▸ **Prompt**
Only the lines holding the string "this" are needed. Copy each one.

▸ **Data supplied**
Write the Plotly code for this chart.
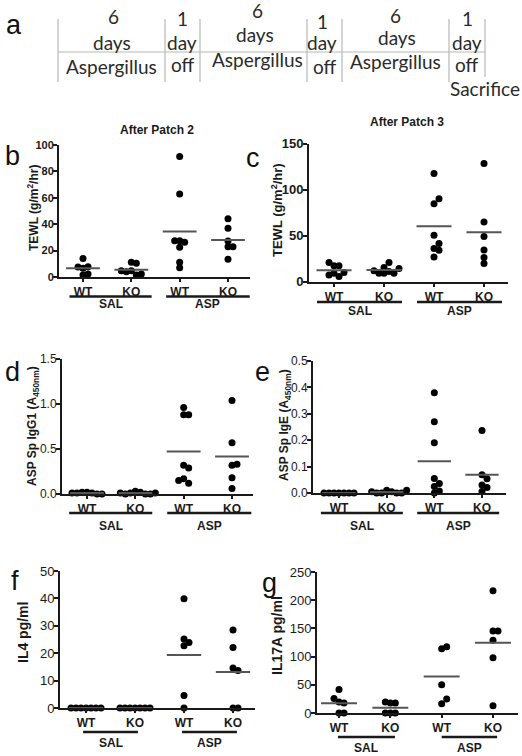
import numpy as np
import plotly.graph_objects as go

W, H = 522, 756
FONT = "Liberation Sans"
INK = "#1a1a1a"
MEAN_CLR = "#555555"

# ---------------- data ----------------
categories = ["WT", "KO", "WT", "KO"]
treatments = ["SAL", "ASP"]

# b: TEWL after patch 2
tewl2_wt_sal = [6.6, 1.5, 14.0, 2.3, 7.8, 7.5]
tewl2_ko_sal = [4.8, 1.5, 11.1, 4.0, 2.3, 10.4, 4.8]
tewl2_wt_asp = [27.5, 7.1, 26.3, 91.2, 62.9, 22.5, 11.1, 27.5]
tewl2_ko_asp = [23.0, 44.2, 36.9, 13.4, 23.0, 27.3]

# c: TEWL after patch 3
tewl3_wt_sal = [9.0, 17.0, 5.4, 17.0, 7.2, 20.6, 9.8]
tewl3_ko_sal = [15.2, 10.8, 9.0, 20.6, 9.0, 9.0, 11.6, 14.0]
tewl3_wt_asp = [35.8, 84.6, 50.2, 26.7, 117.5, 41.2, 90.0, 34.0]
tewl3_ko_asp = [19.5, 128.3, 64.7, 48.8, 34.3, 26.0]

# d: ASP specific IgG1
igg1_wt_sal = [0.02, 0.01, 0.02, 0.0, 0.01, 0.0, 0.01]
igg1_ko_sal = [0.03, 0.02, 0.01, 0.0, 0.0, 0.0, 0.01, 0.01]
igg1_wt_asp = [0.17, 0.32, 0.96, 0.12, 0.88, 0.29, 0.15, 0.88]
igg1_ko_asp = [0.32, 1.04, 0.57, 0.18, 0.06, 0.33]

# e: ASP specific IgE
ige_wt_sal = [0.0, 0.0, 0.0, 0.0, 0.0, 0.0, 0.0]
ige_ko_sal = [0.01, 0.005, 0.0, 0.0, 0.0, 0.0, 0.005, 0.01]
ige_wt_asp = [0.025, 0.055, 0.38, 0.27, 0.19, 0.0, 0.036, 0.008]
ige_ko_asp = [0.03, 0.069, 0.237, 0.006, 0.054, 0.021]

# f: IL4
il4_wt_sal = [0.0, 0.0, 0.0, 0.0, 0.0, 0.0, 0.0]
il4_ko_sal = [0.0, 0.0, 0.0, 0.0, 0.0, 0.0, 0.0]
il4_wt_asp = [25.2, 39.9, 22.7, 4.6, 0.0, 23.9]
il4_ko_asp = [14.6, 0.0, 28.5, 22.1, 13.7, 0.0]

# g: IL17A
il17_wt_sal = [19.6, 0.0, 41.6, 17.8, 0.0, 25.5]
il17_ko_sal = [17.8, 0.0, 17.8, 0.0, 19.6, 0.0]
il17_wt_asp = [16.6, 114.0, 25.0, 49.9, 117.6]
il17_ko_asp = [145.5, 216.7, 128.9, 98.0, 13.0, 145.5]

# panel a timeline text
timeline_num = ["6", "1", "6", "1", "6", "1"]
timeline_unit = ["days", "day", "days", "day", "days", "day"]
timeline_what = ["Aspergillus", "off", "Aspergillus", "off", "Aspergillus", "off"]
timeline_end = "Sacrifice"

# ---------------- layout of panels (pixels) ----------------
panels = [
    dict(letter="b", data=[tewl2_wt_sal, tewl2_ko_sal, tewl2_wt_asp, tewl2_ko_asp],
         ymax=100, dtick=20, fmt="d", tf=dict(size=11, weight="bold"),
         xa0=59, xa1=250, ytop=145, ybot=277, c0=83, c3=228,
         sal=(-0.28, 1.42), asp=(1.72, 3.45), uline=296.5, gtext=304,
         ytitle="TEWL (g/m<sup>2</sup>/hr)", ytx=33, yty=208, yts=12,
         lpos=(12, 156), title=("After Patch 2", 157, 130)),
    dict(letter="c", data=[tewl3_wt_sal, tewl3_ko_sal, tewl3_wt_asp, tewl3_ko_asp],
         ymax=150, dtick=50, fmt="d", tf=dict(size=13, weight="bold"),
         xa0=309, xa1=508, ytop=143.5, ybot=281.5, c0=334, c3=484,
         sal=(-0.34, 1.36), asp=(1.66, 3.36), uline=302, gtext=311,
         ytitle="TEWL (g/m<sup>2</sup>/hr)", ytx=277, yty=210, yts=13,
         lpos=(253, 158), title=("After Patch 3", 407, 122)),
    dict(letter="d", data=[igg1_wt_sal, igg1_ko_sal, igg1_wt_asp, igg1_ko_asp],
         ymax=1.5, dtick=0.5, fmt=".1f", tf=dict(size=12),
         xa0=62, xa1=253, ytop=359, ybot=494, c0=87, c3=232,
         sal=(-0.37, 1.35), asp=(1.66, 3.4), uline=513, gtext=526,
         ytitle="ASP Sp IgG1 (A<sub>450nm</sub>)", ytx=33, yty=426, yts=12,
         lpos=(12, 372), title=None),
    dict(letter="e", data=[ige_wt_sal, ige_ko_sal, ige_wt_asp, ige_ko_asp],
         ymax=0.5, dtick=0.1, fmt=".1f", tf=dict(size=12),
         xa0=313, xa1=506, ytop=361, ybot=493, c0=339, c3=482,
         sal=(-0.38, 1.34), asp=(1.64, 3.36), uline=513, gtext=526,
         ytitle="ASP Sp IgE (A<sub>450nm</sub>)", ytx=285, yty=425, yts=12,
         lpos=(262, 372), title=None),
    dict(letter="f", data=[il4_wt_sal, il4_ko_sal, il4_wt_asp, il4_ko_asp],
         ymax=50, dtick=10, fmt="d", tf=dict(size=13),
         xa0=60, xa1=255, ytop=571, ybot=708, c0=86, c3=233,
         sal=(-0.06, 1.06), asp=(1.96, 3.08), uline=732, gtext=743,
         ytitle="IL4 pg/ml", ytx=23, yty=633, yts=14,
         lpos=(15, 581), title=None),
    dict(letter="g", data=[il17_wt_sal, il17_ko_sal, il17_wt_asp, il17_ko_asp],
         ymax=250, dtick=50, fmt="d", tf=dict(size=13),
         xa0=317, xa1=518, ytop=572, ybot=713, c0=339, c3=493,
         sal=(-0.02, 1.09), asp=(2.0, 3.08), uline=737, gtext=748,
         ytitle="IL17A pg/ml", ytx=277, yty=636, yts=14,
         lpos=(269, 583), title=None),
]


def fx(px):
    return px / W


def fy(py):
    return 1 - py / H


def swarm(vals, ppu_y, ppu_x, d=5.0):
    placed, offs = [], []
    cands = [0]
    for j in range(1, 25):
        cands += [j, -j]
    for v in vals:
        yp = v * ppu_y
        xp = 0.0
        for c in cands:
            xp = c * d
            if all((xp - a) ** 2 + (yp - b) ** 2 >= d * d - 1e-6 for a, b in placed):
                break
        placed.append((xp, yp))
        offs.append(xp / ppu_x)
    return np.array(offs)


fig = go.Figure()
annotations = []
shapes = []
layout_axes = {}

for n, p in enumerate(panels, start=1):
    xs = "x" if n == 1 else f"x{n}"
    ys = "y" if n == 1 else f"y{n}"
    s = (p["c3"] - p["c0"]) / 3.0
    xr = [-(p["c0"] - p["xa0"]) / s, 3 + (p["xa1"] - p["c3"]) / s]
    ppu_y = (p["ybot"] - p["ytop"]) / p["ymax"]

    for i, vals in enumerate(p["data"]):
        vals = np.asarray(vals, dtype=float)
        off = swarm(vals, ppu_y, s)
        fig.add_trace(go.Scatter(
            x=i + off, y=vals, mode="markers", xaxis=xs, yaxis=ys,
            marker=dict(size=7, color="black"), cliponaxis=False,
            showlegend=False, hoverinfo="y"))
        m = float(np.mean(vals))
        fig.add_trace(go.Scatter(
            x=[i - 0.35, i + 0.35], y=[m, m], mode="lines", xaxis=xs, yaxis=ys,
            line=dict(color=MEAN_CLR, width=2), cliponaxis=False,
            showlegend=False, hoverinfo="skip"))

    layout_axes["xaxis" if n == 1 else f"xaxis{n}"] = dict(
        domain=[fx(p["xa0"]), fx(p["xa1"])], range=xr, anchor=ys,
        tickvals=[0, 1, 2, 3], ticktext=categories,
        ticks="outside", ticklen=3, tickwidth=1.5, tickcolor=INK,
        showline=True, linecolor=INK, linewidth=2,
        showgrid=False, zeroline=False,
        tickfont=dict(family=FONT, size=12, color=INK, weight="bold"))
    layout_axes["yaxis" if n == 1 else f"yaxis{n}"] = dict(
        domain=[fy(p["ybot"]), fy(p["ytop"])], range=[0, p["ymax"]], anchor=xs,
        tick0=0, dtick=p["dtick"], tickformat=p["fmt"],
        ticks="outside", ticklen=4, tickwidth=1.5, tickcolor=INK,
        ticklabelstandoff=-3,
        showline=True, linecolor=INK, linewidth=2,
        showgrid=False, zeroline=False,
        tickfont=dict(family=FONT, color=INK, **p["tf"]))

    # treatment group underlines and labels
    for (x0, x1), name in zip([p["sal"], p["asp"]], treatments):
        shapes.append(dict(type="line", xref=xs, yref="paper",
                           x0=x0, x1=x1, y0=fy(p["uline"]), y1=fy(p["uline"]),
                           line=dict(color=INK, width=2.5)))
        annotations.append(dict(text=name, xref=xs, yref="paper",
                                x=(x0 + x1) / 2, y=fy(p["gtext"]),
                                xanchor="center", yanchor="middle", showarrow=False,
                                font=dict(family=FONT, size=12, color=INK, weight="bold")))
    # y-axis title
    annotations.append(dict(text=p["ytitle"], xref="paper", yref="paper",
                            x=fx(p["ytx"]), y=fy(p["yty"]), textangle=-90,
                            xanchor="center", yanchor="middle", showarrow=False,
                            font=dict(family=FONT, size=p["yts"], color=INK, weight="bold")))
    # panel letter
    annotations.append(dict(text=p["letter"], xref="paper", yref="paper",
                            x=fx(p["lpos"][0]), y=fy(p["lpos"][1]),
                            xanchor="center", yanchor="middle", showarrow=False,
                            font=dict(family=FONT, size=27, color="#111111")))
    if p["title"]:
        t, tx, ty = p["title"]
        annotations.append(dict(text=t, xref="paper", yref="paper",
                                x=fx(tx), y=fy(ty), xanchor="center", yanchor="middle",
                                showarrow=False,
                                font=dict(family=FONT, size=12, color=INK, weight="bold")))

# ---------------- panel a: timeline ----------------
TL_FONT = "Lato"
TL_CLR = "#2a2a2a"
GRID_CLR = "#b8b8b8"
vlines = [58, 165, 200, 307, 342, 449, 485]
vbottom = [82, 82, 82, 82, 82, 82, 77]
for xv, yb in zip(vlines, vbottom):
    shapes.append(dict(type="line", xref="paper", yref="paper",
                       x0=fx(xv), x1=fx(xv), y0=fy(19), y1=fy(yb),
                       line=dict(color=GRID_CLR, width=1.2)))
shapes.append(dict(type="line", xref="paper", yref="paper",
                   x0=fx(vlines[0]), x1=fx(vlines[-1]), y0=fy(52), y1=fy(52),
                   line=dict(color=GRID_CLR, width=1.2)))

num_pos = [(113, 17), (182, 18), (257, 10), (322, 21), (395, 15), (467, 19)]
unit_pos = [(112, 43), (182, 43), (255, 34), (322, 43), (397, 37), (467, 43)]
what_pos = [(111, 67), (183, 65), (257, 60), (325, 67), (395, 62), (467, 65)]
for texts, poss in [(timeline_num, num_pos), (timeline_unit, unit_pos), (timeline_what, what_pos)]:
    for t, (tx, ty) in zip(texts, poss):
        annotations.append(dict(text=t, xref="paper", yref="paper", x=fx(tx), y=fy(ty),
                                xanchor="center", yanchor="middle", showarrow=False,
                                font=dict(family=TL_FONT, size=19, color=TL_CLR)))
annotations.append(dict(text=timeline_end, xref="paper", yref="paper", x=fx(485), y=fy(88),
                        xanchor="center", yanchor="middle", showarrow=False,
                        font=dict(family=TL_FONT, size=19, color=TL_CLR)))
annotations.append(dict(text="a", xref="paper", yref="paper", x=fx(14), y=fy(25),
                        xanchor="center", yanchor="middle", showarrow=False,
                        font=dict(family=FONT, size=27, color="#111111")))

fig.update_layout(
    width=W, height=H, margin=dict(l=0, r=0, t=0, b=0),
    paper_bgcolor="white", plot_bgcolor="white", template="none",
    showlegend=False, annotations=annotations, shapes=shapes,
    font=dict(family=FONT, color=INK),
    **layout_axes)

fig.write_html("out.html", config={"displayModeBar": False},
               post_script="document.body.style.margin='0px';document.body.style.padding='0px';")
--
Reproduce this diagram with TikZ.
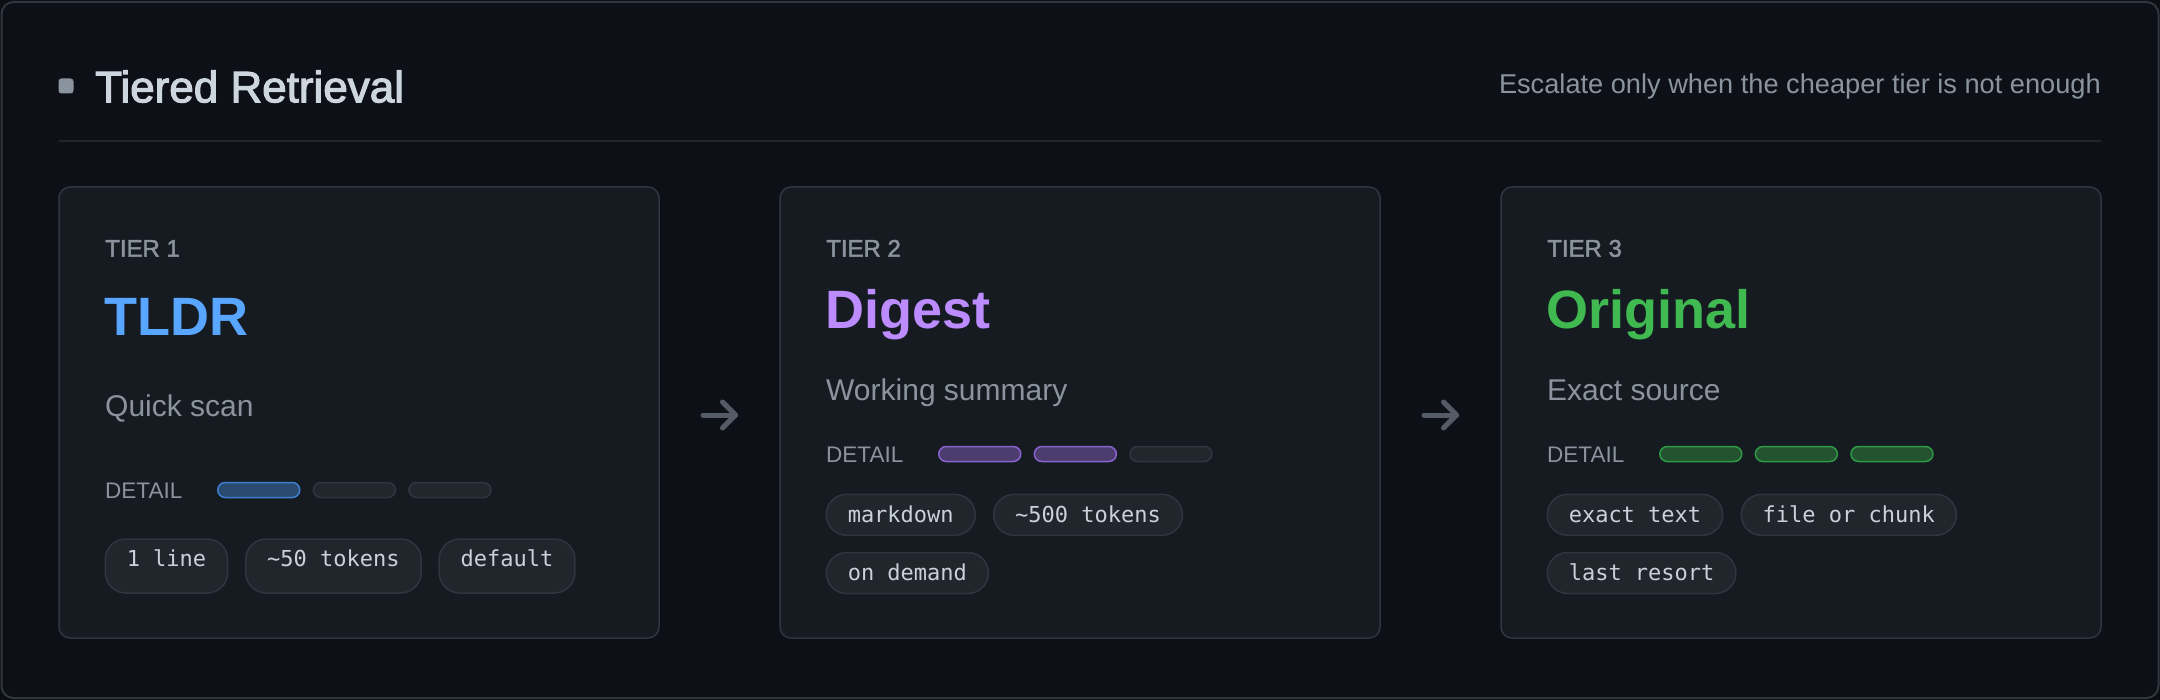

▸ **The completed task**
Write the Plotly code for this chart.
Reproduce this diagram with TikZ.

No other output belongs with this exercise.